Personne : Georg Joseph Vogler

Titre Date Rôle
La Kermesse 1783-11-15 compositeur

  • Grove Music Online
    [extrait de:] Margaret GRAVE, Grove Music Online ed. L. Macy (Accessed 17 June 2004), http://www.grovemusic.com :
    "Vogler, Georg Joseph [Abbé Vogler] (b Würzburg, 15 June 1749; d Darmstadt, 6 May 1814). German theorist, teacher, keyboard player, organ designer and composer. […] Vogler attended a Jesuit Gymnasium before enrolling in humanistic studies at Würzburg University in 1763. […] During his student years he composed ballet and theatre music for university performances. In 1770 he obtained a post as almoner at the Mannheim court of Carl Theodor, the Elector Palatine. Politically resourceful, he soon attained prominence in the court’s musical life, secured the elector’s favour, and was granted the financial means to pursue musical study in Italy (from 1773). […]
    Vogler returned to the Mannheim court in November 1775 and in this new phase of his career, he acquired the titles of spiritual counsellor and second Kapellmeister. He founded a music school, the Mannheimer Tonschule, and began publishing didactic writings […]

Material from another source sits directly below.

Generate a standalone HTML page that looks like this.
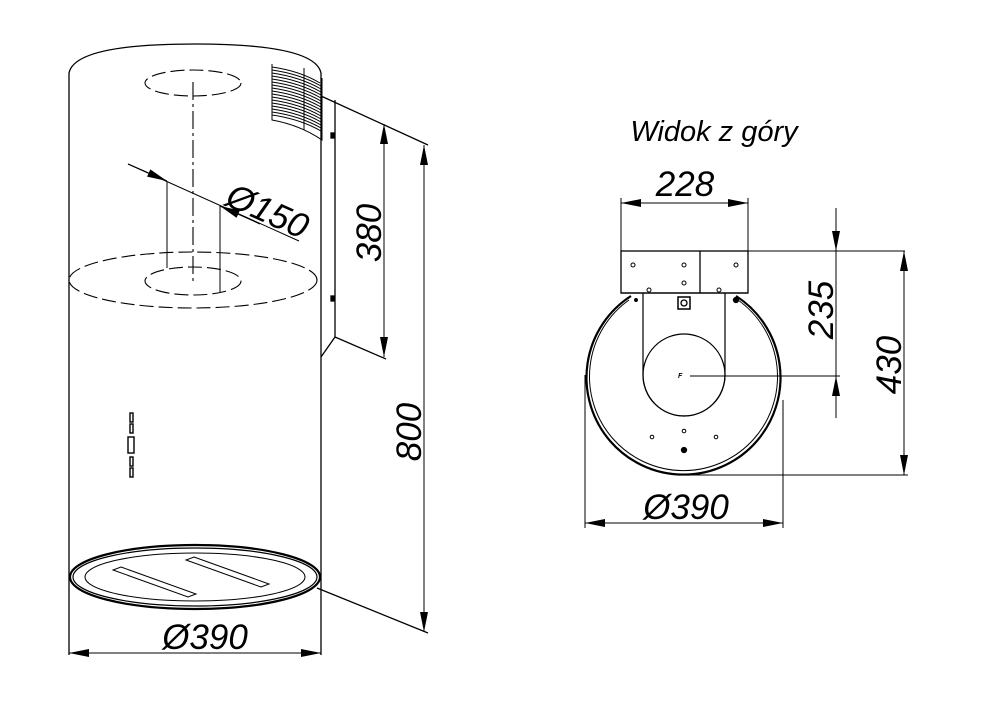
<!DOCTYPE html>
<html><head><meta charset="utf-8"><style>
html,body{margin:0;padding:0;background:#fff}
svg{display:block}
text{font-family:"Liberation Sans",sans-serif;font-style:italic;fill:#000}
</style></head><body>
<svg width="988" height="716" viewBox="0 0 988 716" xmlns="http://www.w3.org/2000/svg">
<defs>
<marker id="a" viewBox="0 0 20 8" refX="20" refY="4" markerWidth="20" markerHeight="8" markerUnits="userSpaceOnUse" orient="auto-start-reverse"><path d="M0,0 L20,4 L0,8 Z" fill="#000"/></marker>
</defs>
<g fill="none" stroke="#000" stroke-width="1.3">
<path d="M69,655 L69,73 Q75,44 195,44 Q315,44 321,73 L321,655"/>
<g stroke-dasharray="14,5" stroke-width="1.1">
<ellipse cx="193" cy="83" rx="48" ry="13"/>
<ellipse cx="193" cy="280" rx="124" ry="28"/>
<ellipse cx="193" cy="281" rx="48" ry="14"/>
<path d="M193,82 L193,283" stroke-dasharray="18,4,3,4"/>
</g>
<path d="M128,164 L299,241" stroke-width="1"/>
<path d="M167,182 L167,268 M220,206 L220,292" stroke-width="1"/>
<path d="M128,164 L167,181" marker-end="url(#a)" stroke-width="1"/>
<path d="M260,224 L220,206" marker-end="url(#a)" stroke-width="1"/>
<g stroke-width="1">
<path d="M272,64 L272,120 Q300,125 322,140 L322,78"/>
<path d="M304,68 L304,130"/>
<path d="M272,67 Q300,71 320,83 M272,70 Q300,74 321,86 M272,73 Q300,77 321,89 M272,76 Q300,80 321,92 M272,79 Q300,83 321,95 M272,82 Q300,86 321,98 M272,85 Q300,89 321,101 M272,88 Q300,92 321,104 M272,91 Q300,95 321,107 M272,94 Q300,98 321,110 M272,97 Q300,101 321,113 M272,100 Q300,104 321,116 M272,103 Q300,107 321,119 M272,106 Q300,110 321,122 M272,109 Q300,113 321,125 M272,112 Q300,116 321,128 M272,115 Q300,119 321,131"/>
</g>
<path d="M335,100 L335,337 L321,357 M335,337 L386,359"/>
<path d="M321,96 L428,145"/>
<path d="M317,588 L428,633"/>
<rect x="331" y="133" width="3" height="5" fill="#000"/>
<rect x="331" y="296" width="3" height="5" fill="#000"/>
<path d="M384,146 L384,124" marker-end="url(#a)" stroke-width="1"/>
<path d="M384,124 L384,357" marker-end="url(#a)" stroke-width="1"/>
<path d="M424,145 L424,632" marker-start="url(#a)" marker-end="url(#a)" stroke-width="1"/>
<path d="M69,653 L321,653" marker-start="url(#a)" marker-end="url(#a)" stroke-width="1"/>
<g stroke-width="1.4">
<rect x="130" y="413" width="3" height="9"/><rect x="130" y="424" width="3" height="9"/>
<rect x="128" y="437" width="6" height="16"/>
<rect x="130" y="457" width="3" height="9"/><rect x="130" y="468" width="3" height="9"/>
</g>
<ellipse cx="195" cy="577" rx="125" ry="32" stroke-width="2.2"/>
<ellipse cx="195" cy="577" rx="122" ry="29" stroke-width="1.2"/>
<ellipse cx="195" cy="577" rx="110" ry="24" stroke-width="1"/>
<path d="M121,567 L196,594 L188,597 L113,570 Z M194,557 L269,584 L261,587 L186,560 Z" stroke-width="1"/>

<rect x="621" y="251" width="127" height="42"/>
<path d="M700,251 L700,293"/>
<path d="M631,296 A97,97 0 1 0 736,296" stroke-width="2.2"/>
<path d="M629,300 A94,94 0 1 0 738,300" stroke-width="1"/>
<path d="M621,293 L748,293"/>
<path d="M643,293 L643,375 A41,41 0 0 0 725,375 L725,293" stroke-width="1.2"/>
<circle cx="684" cy="375" r="41" stroke-width="1.2"/>
<rect x="678" y="297" width="12" height="12" stroke-width="1.5"/>
<circle cx="684" cy="303" r="3"/>
<g stroke-width="1">
<circle cx="633" cy="265" r="2"/><circle cx="684" cy="265" r="2"/><circle cx="736" cy="265" r="2"/>
<circle cx="684" cy="283" r="2"/><circle cx="649" cy="290" r="2"/><circle cx="719" cy="290" r="2"/>
<circle cx="652" cy="437" r="1.8"/><circle cx="684" cy="431" r="1.8"/><circle cx="716" cy="437" r="1.8"/>
</g>
<circle cx="684" cy="450" r="2.5" fill="#000"/>
<circle cx="736" cy="300" r="2.5" fill="#000"/>
<circle cx="636" cy="300" r="1.3" fill="#000"/>
<path d="M690,376 L840,376" stroke-width="1"/>
<path d="M748,251 L905,251 M684,475 L908,475" stroke-width="1"/>
<path d="M621,198 L621,251 M748,198 L748,251" stroke-width="1"/>
<path d="M585,375 L585,528 M783,400 L783,528" stroke-width="1"/>
<path d="M621,203 L748,203" marker-start="url(#a)" marker-end="url(#a)" stroke-width="1"/>
<path d="M836,208 L836,251" marker-end="url(#a)" stroke-width="1"/>
<path d="M836,418 L836,376" marker-end="url(#a)" stroke-width="1"/>
<path d="M836,251 L836,376" stroke-width="1"/>
<path d="M904,251 L904,475" marker-start="url(#a)" marker-end="url(#a)" stroke-width="1"/>
<path d="M585,523 L783,523" marker-start="url(#a)" marker-end="url(#a)" stroke-width="1"/>
</g>
<text x="678" y="378" font-size="7" font-style="normal" font-weight="bold">F</text>
<text x="268" y="223" font-size="35" transform="rotate(24 268 210)" text-anchor="middle">Ø150</text>
<text x="381" y="233" font-size="35" transform="rotate(-90 381 233)" text-anchor="middle">380</text>
<text x="421" y="432" font-size="35" transform="rotate(-90 421 432)" text-anchor="middle">800</text>
<text x="205" y="649" font-size="35" text-anchor="middle">Ø390</text>
<text x="714" y="141" font-size="29" text-anchor="middle">Widok z góry</text>
<text x="685" y="196" font-size="35" text-anchor="middle">228</text>
<text x="833" y="310" font-size="35" transform="rotate(-90 833 310)" text-anchor="middle">235</text>
<text x="901" y="365" font-size="35" transform="rotate(-90 901 365)" text-anchor="middle">430</text>
<text x="686" y="519" font-size="35" text-anchor="middle">Ø390</text>
</svg>
</body></html>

    […] In 1780 he travelled to Paris to win approbation for his theory of harmony from the Académie Royale des Sciences, and during the next three years he had works performed both in Paris and at Versailles. He then went to London (1783), where the Royal Society approved his theoretical system. Summoned to Munich to succeed Andrea Bernasconi as first Kapellmeister in 1784, he remained there only until 1786, when he entered the service of Gustavus III, King of Sweden, as music director and teacher of the crown prince. At Stockholm he resumed his pedagogical work but was also permitted to continue his travels, and in 1792, following the assassination of his royal patron, he set off on a journey that took him to Gibraltar, Cádiz (where he was mistaken for a spy and arrested), Tangier and further into the Mediterranean in search of ancient, orally transmitted traditions of modal singing.
    In 1793 Vogler returned to Stockholm, where he retained an official post under Gustavus Adolphus IV until 1799. His subsequent wanderings as a performer, organ designer and teacher included sojourns in Copenhagen (1799–1800), Berlin (1800–01), Prague (1801–2) and Vienna (1802/3–5) […]
    After spending two years in Munich, he received a court appointment at Darmstadt in August 1807."